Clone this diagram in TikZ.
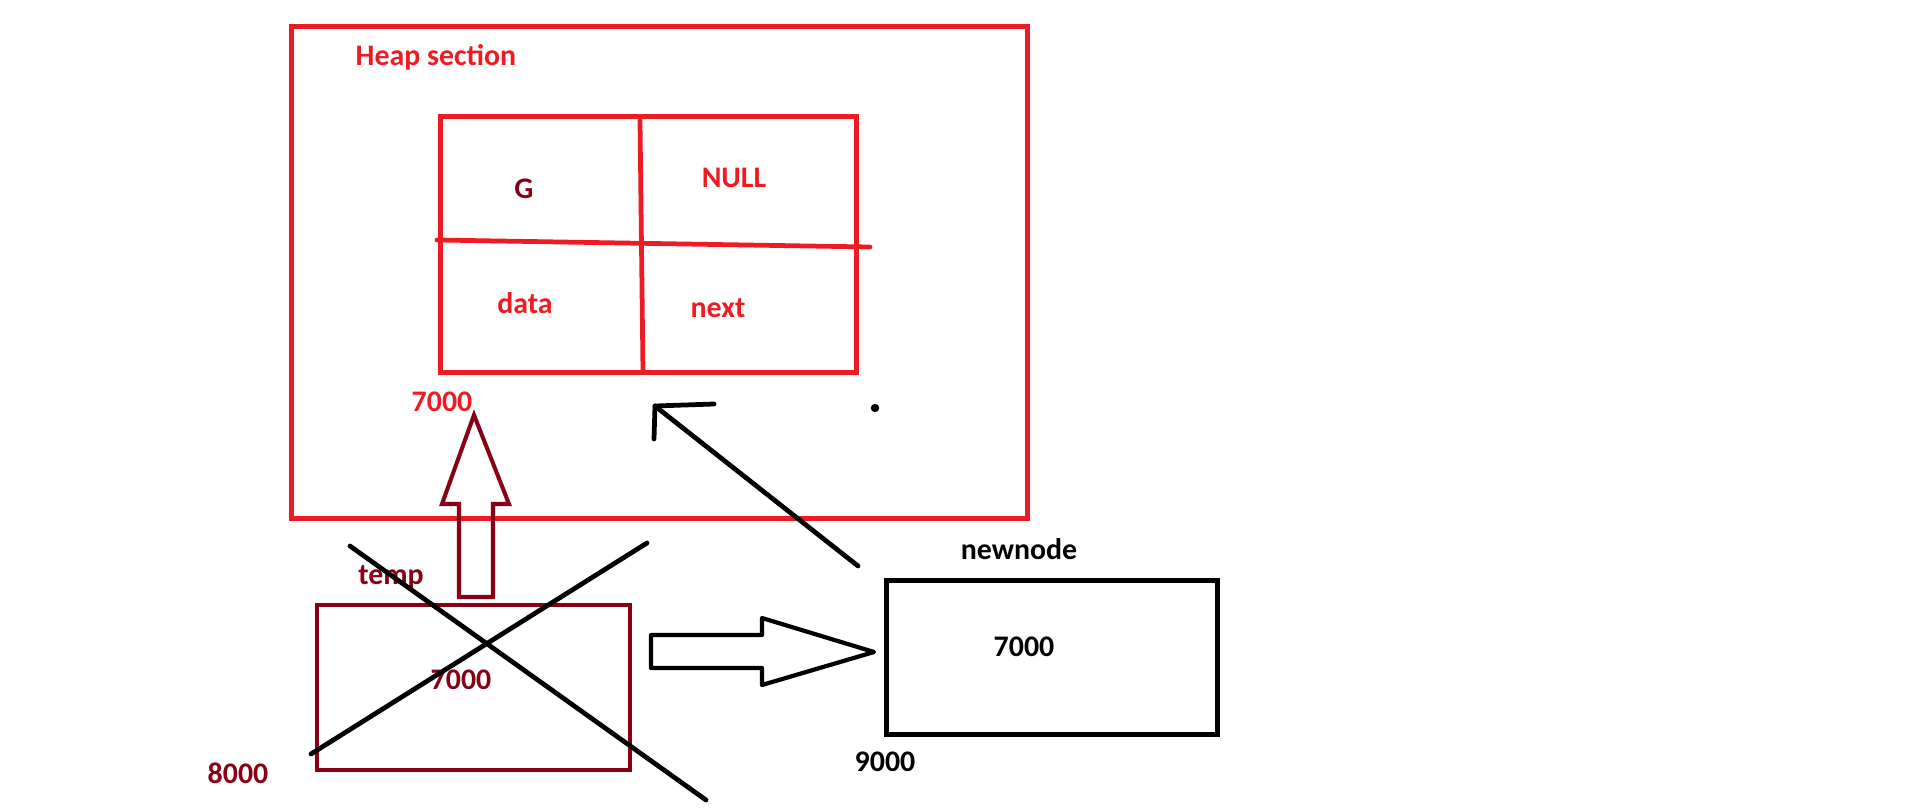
\documentclass[tikz,border=0pt]{standalone}
\usepackage{fontspec}
\setmainfont{Carlito}
\usetikzlibrary{positioning}
\definecolor{paintred}{HTML}{ED1C24}
\definecolor{paintmaroon}{HTML}{880015}

\begin{document}
\begin{tikzpicture}[
    x=0.01cm, y=-0.01cm,
    box/.style={draw, rectangle, line width=1.4pt, inner sep=0pt},
    lbl/.style={font=\fontsize{8.5}{10}\selectfont\bfseries, inner sep=0pt},
    stroke/.style={line width=1.35pt, line cap=round, line join=round}
    ]
    \useasboundingbox (0,0) rectangle (1914,809);

    % heap memory
    \node[box, paintred, minimum width=7.35cm, minimum height=4.91cm] (heap) at (659.5,272.5) {};
    \node[lbl, paintred, anchor=west] (heap_lbl) at (355,57) {Heap section};
    \node[box, paintred, minimum width=4.15cm, minimum height=2.55cm] (cell) at (648.5,244.5) {};
    \coordinate (div_top) at (640,121);
    \coordinate (div_bot) at (643,372);
    \coordinate (div_left) at (437,240);
    \coordinate (div_right) at (870,247);
    \draw[stroke, paintred] (div_top) -- (div_bot);
    \draw[stroke, paintred] (div_left) -- (div_right);
    \node[lbl, paintmaroon] (g_lbl) at (524,189) {G};
    \node[lbl, paintred] (null_lbl) at (734,178) {NULL};
    \node[lbl, paintred] (data_lbl) at (525,303) {data};
    \node[lbl, paintred] (next_lbl) at (718,308) {next};
    \node[lbl, paintred] (addr_heap) at (442,402) {7000};

    % temp pointer
    \node[box, paintmaroon, line width=1.15pt, minimum width=3.13cm, minimum height=1.65cm] (temp_box) at (473.5,687.5) {};
    \node[lbl, paintmaroon] (temp_lbl) at (391,577) {temp};
    \node[lbl, paintmaroon] (temp_val) at (461,680) {7000};
    \node[lbl, paintmaroon] (addr_temp) at (238,773) {8000};
    \draw[stroke, paintmaroon, line width=1.15pt, line cap=butt, line join=miter]
        (474,415) -- (442,504) -- (459,504) -- (459,597) -- (493,597) -- (493,504) -- (509,504) -- cycle;

    % cross out temp
    \coordinate (x1a) at (350,546);
    \coordinate (x1b) at (706,800);
    \coordinate (x2a) at (647,543);
    \coordinate (x2b) at (311,754);
    \draw[stroke] (x1a) -- (x1b);
    \draw[stroke] (x2a) -- (x2b);

    % newnode pointer
    \node[box, minimum width=3.30cm, minimum height=1.53cm] (newnode_box) at (1052,657.5) {};
    \node[lbl] (newnode_lbl) at (1019,549) {newnode};
    \node[lbl] (newnode_val) at (1024,647) {7000};
    \node[lbl] (addr_newnode) at (885,762) {9000};
    \draw[stroke, line width=1.2pt]
        (651,635) -- (762,635) -- (762,618) -- (874,652) -- (762,685) -- (762,668) -- (651,668) -- cycle;

    % newnode points into heap
    \coordinate (ptr_start) at (858,566);
    \coordinate (ptr_tip) at (655,406);
    \draw[stroke] (ptr_start) -- (ptr_tip);
    \draw[stroke] (714,404) -- (ptr_tip) -- (654,439);
    \fill (875,408) circle[radius=1.2pt];

\end{tikzpicture}
\end{document}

→ Instructions to follow
Reproduce every line exactly and omit all pictures.

→ Answer
Clone this diagram in TikZ.
\documentclass[tikz,border=0pt]{standalone}
\usepackage{fontspec}
\setmainfont{Carlito}
\usetikzlibrary{positioning}
\definecolor{paintred}{HTML}{ED1C24}
\definecolor{paintmaroon}{HTML}{880015}

\begin{document}
\begin{tikzpicture}[
    x=0.01cm, y=-0.01cm,
    box/.style={draw, rectangle, line width=1.4pt, inner sep=0pt},
    lbl/.style={font=\fontsize{8.5}{10}\selectfont\bfseries, inner sep=0pt},
    stroke/.style={line width=1.35pt, line cap=round, line join=round}
    ]
    \useasboundingbox (0,0) rectangle (1914,809);

    % heap memory
    \node[box, paintred, minimum width=7.35cm, minimum height=4.91cm] (heap) at (659.5,272.5) {};
    \node[lbl, paintred, anchor=west] (heap_lbl) at (355,57) {Heap section};
    \node[box, paintred, minimum width=4.15cm, minimum height=2.55cm] (cell) at (648.5,244.5) {};
    \coordinate (div_top) at (640,121);
    \coordinate (div_bot) at (643,372);
    \coordinate (div_left) at (437,240);
    \coordinate (div_right) at (870,247);
    \draw[stroke, paintred] (div_top) -- (div_bot);
    \draw[stroke, paintred] (div_left) -- (div_right);
    \node[lbl, paintmaroon] (g_lbl) at (524,189) {G};
    \node[lbl, paintred] (null_lbl) at (734,178) {NULL};
    \node[lbl, paintred] (data_lbl) at (525,303) {data};
    \node[lbl, paintred] (next_lbl) at (718,308) {next};
    \node[lbl, paintred] (addr_heap) at (442,402) {7000};

    % temp pointer
    \node[box, paintmaroon, line width=1.15pt, minimum width=3.13cm, minimum height=1.65cm] (temp_box) at (473.5,687.5) {};
    \node[lbl, paintmaroon] (temp_lbl) at (391,577) {temp};
    \node[lbl, paintmaroon] (temp_val) at (461,680) {7000};
    \node[lbl, paintmaroon] (addr_temp) at (238,773) {8000};
    \draw[stroke, paintmaroon, line width=1.15pt, line cap=butt, line join=miter]
        (474,415) -- (442,504) -- (459,504) -- (459,597) -- (493,597) -- (493,504) -- (509,504) -- cycle;

    % cross out temp
    \coordinate (x1a) at (350,546);
    \coordinate (x1b) at (706,800);
    \coordinate (x2a) at (647,543);
    \coordinate (x2b) at (311,754);
    \draw[stroke] (x1a) -- (x1b);
    \draw[stroke] (x2a) -- (x2b);

    % newnode pointer
    \node[box, minimum width=3.30cm, minimum height=1.53cm] (newnode_box) at (1052,657.5) {};
    \node[lbl] (newnode_lbl) at (1019,549) {newnode};
    \node[lbl] (newnode_val) at (1024,647) {7000};
    \node[lbl] (addr_newnode) at (885,762) {9000};
    \draw[stroke, line width=1.2pt]
        (651,635) -- (762,635) -- (762,618) -- (874,652) -- (762,685) -- (762,668) -- (651,668) -- cycle;

    % newnode points into heap
    \coordinate (ptr_start) at (858,566);
    \coordinate (ptr_tip) at (655,406);
    \draw[stroke] (ptr_start) -- (ptr_tip);
    \draw[stroke] (714,404) -- (ptr_tip) -- (654,439);
    \fill (875,408) circle[radius=1.2pt];

\end{tikzpicture}
\end{document}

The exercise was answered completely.